Facing AI and a Tough Job Market, Gen Z Turns to Entrepreneurship — As AI erases entry-level corporate roles, some Gen Z workers skip the ladder entirely. Harvard’s Fuller notes “many entry-level jobs involve substantial amounts of routine cognitive work.” The ones getting ahead are “the ones who are building stuff.”

UK Officials Massively Underestimated AI Datacentre Carbon Impact — Revised estimates show AI datacentres could generate 34–123M tonnes of CO₂ over the next decade, up to 3.4% of UK total emissions. Previous estimates were off by a factor of more than 100. The FT also covered this.

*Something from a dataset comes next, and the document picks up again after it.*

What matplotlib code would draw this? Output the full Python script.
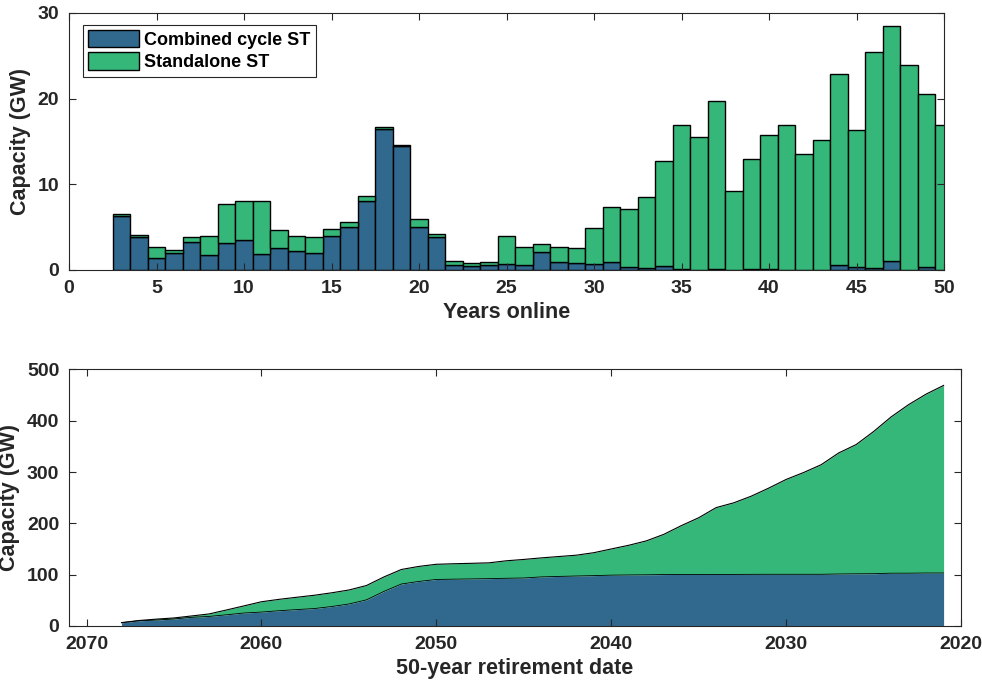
import numpy as np
import matplotlib
matplotlib.use("Agg")
import matplotlib.pyplot as plt

plt.rcParams['font.family'] = ['Liberation Sans', 'DejaVu Sans']
plt.rcParams['font.weight'] = 'bold'

years_online = list(range(3, 51))
combined_cycle = [6.3, 3.85, 1.44, 2.02, 3.22, 1.75, 3.19, 3.5, 1.82, 2.6,
                  2.2, 1.98, 3.97, 5.02, 8.0, 16.46, 14.47, 5.02, 3.85, 0.58,
                  0.5, 0.54, 0.7, 0.58, 2.1, 0.93, 0.82, 0.74, 0.93, 0.39,
                  0.27, 0.5, 0.15, 0.0, 0.1, 0.0, 0.15, 0.1, 0.0, 0.0,
                  0.0, 0.58, 0.35, 0.23, 1.0, 0.0, 0.35, 0.0]
total = [6.54, 4.08, 2.72, 2.29, 3.85, 3.93, 7.74, 8.0, 8.05, 4.7,
         4.0, 3.89, 4.78, 5.56, 8.67, 16.73, 14.59, 5.99, 4.16, 1.05,
         0.82, 0.93, 4.0, 2.64, 3.03, 2.64, 2.6, 4.86, 7.31, 7.16,
         8.52, 12.72, 16.96, 15.52, 19.76, 9.26, 12.95, 15.75, 16.92, 13.54,
         15.17, 22.88, 16.38, 25.45, 28.48, 23.93, 20.54, 16.92]
standalone = [t - c for t, c in zip(total, combined_cycle)]
base_year = 2071
retire_year = [base_year - y for y in years_online]

C_CC = '#31688E'
C_SA = '#35B779'
AX = '#262626'

fig = plt.figure(figsize=(9.82, 6.9), dpi=100)
ax1 = fig.add_axes([0.0703, 0.6087, 0.891, 0.3725])
ax2 = fig.add_axes([0.0703, 0.0928, 0.9084, 0.3717])

x = np.array(years_online)
cc = np.array(combined_cycle)
sa = np.array(standalone)
ax1.bar(x, cc, width=1.0, color=C_CC, edgecolor='black', linewidth=1.0, label='Combined cycle ST')
ax1.bar(x, sa, width=1.0, bottom=cc, color=C_SA, edgecolor='black', linewidth=1.0, label='Standalone ST')
ax1.set_xlim(0, 50)
ax1.set_ylim(0, 30)
ax1.set_xticks(range(0, 51, 5))
ax1.set_yticks([0, 10, 20, 30])
ax1.set_xlabel('Years online', fontsize=15.5, fontweight='bold', color=AX, labelpad=4)
ax1.set_ylabel('Capacity (GW)', fontsize=15.5, fontweight='bold', color=AX, labelpad=5)
leg = ax1.legend(loc='upper left', fontsize=13, frameon=True, fancybox=False,
                 edgecolor='#262626', framealpha=1, borderpad=0.3, handlelength=2.8,
                 handleheight=1.1, labelspacing=0.2, handletextpad=0.3,
                 bbox_to_anchor=(0.016, 0.955), borderaxespad=0.0)
leg.get_frame().set_linewidth(0.8)
for t in leg.get_texts():
    t.set_color('black')

ry = np.array(retire_year)
cum_cc = np.cumsum(cc)
cum_tot = np.cumsum(np.array(total))
ax2.fill_between(ry, 0, cum_cc, color=C_CC, linewidth=0)
ax2.fill_between(ry, cum_cc, cum_tot, color=C_SA, linewidth=0)
ax2.plot(ry, cum_cc, color='black', linewidth=0.6)
ax2.plot(ry, cum_tot, color='black', linewidth=0.8)
ax2.set_xlim(2071, 2020)
ax2.set_ylim(0, 500)
ax2.set_xticks([2070, 2060, 2050, 2040, 2030, 2020])
ax2.set_yticks(range(0, 501, 100))
ax2.set_xlabel('50-year retirement date', fontsize=15.5, fontweight='bold', color=AX, labelpad=4)
ax2.set_ylabel('Capacity (GW)', fontsize=15.5, fontweight='bold', color=AX, labelpad=5)

for ax in (ax1, ax2):
    ax.tick_params(direction='in', top=True, right=True, length=5, width=0.8,
                   colors=AX, labelsize=14, pad=7)
    for lab in ax.get_xticklabels() + ax.get_yticklabels():
        lab.set_fontweight('bold')
    for s in ax.spines.values():
        s.set_color(AX)
        s.set_linewidth(0.8)
    ax.set_axisbelow(False)

fig.savefig('out.png', dpi=100, facecolor='white')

China Chases the Driverless Dream at Beijing Auto Show — AI is the defining force at the world’s biggest car fair. Nearly every major Chinese carmaker is investing heavily in autonomous driving software. Xpeng’s updated AI model lets drivers give natural language commands like “park near the entrance.”

🌐 Notable

Sony AI Robot Beats Elite Table Tennis Players — Robot “Ace” won 3 of 5 matches against elite players under official rules. First robot to reach expert level in a commonly played competitive sport. A former Olympic player said Ace taught him a shot he didn’t think was possible.

🔥 Hacker News

New 10GbE USB Adapters Are Cooler, Smaller, Cheaper — Jeff Geerling reviews the latest crop of affordable 10-gigabit Ethernet USB adapters. 299 comments.

Niri 26.04: Scrollable-Tiling Wayland Compositor — Major update adds blur support and other features to this increasingly popular tiling compositor. Users praise the scroll-based window management approach.

Replace IBM Quantum Back End with /dev/urandom — A humorous but pointed demo showing that replacing a quantum computing backend with random output produces indistinguishable results. 44 comments.

Plain Text Has Been Around for Decades and It’s Here to Stay — A love letter to plain text as a format. 127 comments with enthusiastic community discussion.

Martin Galway’s Music Source Files from 1980s Commodore 64 Games — The actual source code for iconic C64 game music, preserved and shared by the original composer.